>>>

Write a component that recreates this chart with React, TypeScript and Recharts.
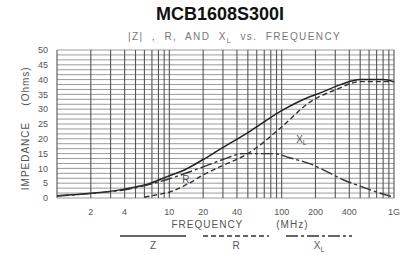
import React from 'react';
import { ComposedChart, Line, XAxis, YAxis, ReferenceLine, ReferenceDot, Label } from 'recharts';

const chartTitle = 'MCB1608S300I';
const freqTicks = [2, 4, 10, 20, 40, 100, 200, 400, 1000];
const freqTickLabels = ['2', '4', '10', '20', '40', '100', '200', '400', '1G'];
const impTicks = [0, 5, 10, 15, 20, 25, 30, 35, 40, 45, 50];
const gridFreqs = [1, 2, 3, 4, 5, 6, 7, 8, 9, 10, 20, 30, 40, 50, 60, 70, 80, 90, 100, 200, 300, 400, 500, 600, 700, 800, 900, 1000];
const gridImps = Array.from({ length: 31 }, (_, i) => (i * 50) / 30);

const zFreq = [1, 2, 4, 6.8, 10, 13.3, 20, 27, 53, 100, 180, 220, 335, 500, 800, 1000];
const zImp = [0.8, 1.6, 3.0, 5.0, 7.5, 9.3, 13.0, 16.0, 22.7, 29.5, 34.3, 35.5, 38.3, 40.0, 40.0, 39.3];

const rFreq = [6, 8, 10, 15, 20, 30, 50, 100, 180, 300, 500, 1000];
const rImp = [0.3, 1.2, 2.0, 5.0, 7.8, 11.0, 15.0, 24.0, 32.5, 36.5, 39.3, 39.3];

const xFreq = [1, 2, 4, 7, 10, 20, 30, 45, 85, 120, 180, 250, 360, 500, 700, 1000];
const xImp = [0.7, 1.5, 2.8, 4.8, 6.5, 10.5, 13.0, 15.0, 15.0, 13.5, 11.5, 9.0, 6.0, 4.0, 2.0, 0.3];

const zData = zFreq.map((f, i) => ({ f, v: zImp[i] }));
const rData = rFreq.map((f, i) => ({ f, v: rImp[i] }));
const xData = xFreq.map((f, i) => ({ f, v: xImp[i] }));

const FONT = '"Liberation Sans", Arial, sans-serif';
const TXT = '#555';

const legendItems = [
  { name: 'Z', dash: undefined as string | undefined, sub: '' },
  { name: 'R', dash: '5 3', sub: '' },
  { name: 'X', dash: '12 3 3 3', sub: 'L' },
];

const LegendBlock = () => (
  <div style={{ position: 'absolute', left: 120, top: 234, display: 'flex', gap: 17, fontFamily: FONT }}>
    {legendItems.map((it) => (
      <div key={it.name} style={{ width: 66, display: 'flex', flexDirection: 'column', alignItems: 'center' }}>
        <svg width={66} height={4} style={{ display: 'block' }}>
          <line x1={0} x2={66} y1={2} y2={2} stroke="#333" strokeWidth={1.3} strokeDasharray={it.dash} />
        </svg>
        <div style={{ fontSize: 10, color: TXT, lineHeight: '10px', marginTop: 3 }}>
          {it.name}
          {it.sub ? <sub style={{ fontSize: 7 }}>{it.sub}</sub> : null}
        </div>
      </div>
    ))}
  </div>
);

const XLLabel = (props: any) => {
  const vb = props.viewBox || {};
  return (
    <text x={vb.x} y={vb.y} fontSize={10} fill={TXT} fontFamily={FONT} textAnchor="middle">
      X<tspan fontSize={7} dy={2}>L</tspan>
    </text>
  );
};
const RLabel = (props: any) => {
  const vb = props.viewBox || {};
  return (
    <text x={vb.x} y={vb.y} fontSize={10} fill={TXT} fontFamily={FONT} textAnchor="middle">
      R
    </text>
  );
};

const YLabel = () => (
  <g fontFamily={FONT} fontSize={10} fill={TXT} letterSpacing={1}>
    <text transform="translate(29,156) rotate(-90)" textAnchor="middle">IMPEDANCE</text>
    <text transform="translate(29,86) rotate(-90)" textAnchor="middle">(Ohms)</text>
  </g>
);

const FreqLabel = () => (
  <text x={240} y={228} fontSize={10} fill={TXT} fontFamily={FONT} textAnchor="middle" letterSpacing={1} style={{ whiteSpace: 'pre' }}>
    FREQUENCY{'\u2003\u2003\u2003'}(MHz)
  </text>
);

export default function App() {
  return (
    <div style={{ position: 'absolute', left: 0, top: 0, width: 403, height: 255, background: '#fff', fontFamily: FONT }}>
      <div style={{ position: 'absolute', top: 4, left: 0, width: 440, textAlign: 'center', fontWeight: 'bold', fontSize: 18, color: '#111' }}>
        {chartTitle}
      </div>
      <div style={{ position: 'absolute', top: 31, left: 128, width: 260, fontSize: 10, color: '#777', letterSpacing: 1.4, whiteSpace: 'pre' }}>
        {'|Z|  ,  R,  AND  X'}<sub style={{ fontSize: 7 }}>L</sub>{'  vs.  FREQUENCY'}
      </div>
      <ComposedChart width={403} height={255} margin={{ top: 50, right: 9, left: 0, bottom: 0 }}>
        <XAxis
          dataKey="f"
          type="number"
          scale="log"
          domain={[1, 1000]}
          ticks={freqTicks}
          interval={0}
          allowDataOverflow
          tickFormatter={(v: number) => freqTickLabels[freqTicks.indexOf(v)] ?? String(v)}
          tickLine={false}
          axisLine={false}
          height={57}
          tickMargin={5}
          tick={{ fontSize: 9, fill: TXT, fontFamily: FONT }}
        >
          <Label content={() => <FreqLabel />} />
        </XAxis>
        <YAxis
          type="number"
          domain={[0, 50]}
          ticks={impTicks}
          interval={0}
          width={57}
          tickLine={false}
          axisLine={false}
          tickMargin={3}
          tick={{ fontSize: 9, fill: TXT, fontFamily: FONT }}
        >
          <Label content={() => <YLabel />} />
        </YAxis>
        {gridImps.map((v) => (
          <ReferenceLine key={'h' + v} y={v} stroke="#9a9a9a" strokeWidth={1} ifOverflow="visible" />
        ))}
        {gridFreqs.map((f) => (
          <ReferenceLine key={'v' + f} x={f} stroke="#555" strokeWidth={1.1} ifOverflow="visible" />
        ))}
        <Line data={zData} dataKey="v" type="monotone" stroke="#222" strokeWidth={1.5} dot={false} isAnimationActive={false} name="Z" />
        <Line data={rData} dataKey="v" type="monotone" stroke="#333" strokeWidth={1.4} strokeDasharray="5 3" dot={false} isAnimationActive={false} name="R" />
        <Line data={xData} dataKey="v" type="monotone" stroke="#333" strokeWidth={1.4} strokeDasharray="12 3 3 3" dot={false} isAnimationActive={false} name="XL" />
        <ReferenceDot x={14} y={5.2} r={0} fill="none" stroke="none" label={<RLabel />} />
        <ReferenceDot x={150} y={18.5} r={0} fill="none" stroke="none" label={<XLLabel />} />
      </ComposedChart>
      <LegendBlock />
    </div>
  );
}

<<<

Starting at the first line of the material, output exactly the lines up to and including the one with "ReferenceLine, ReferenceDot, Label". Do not include the pictures.

### WRITTEN REPLY
Write a component that recreates this chart with React, TypeScript and Recharts.
import React from 'react';
import { ComposedChart, Line, XAxis, YAxis, ReferenceLine, ReferenceDot, Label } from 'recharts';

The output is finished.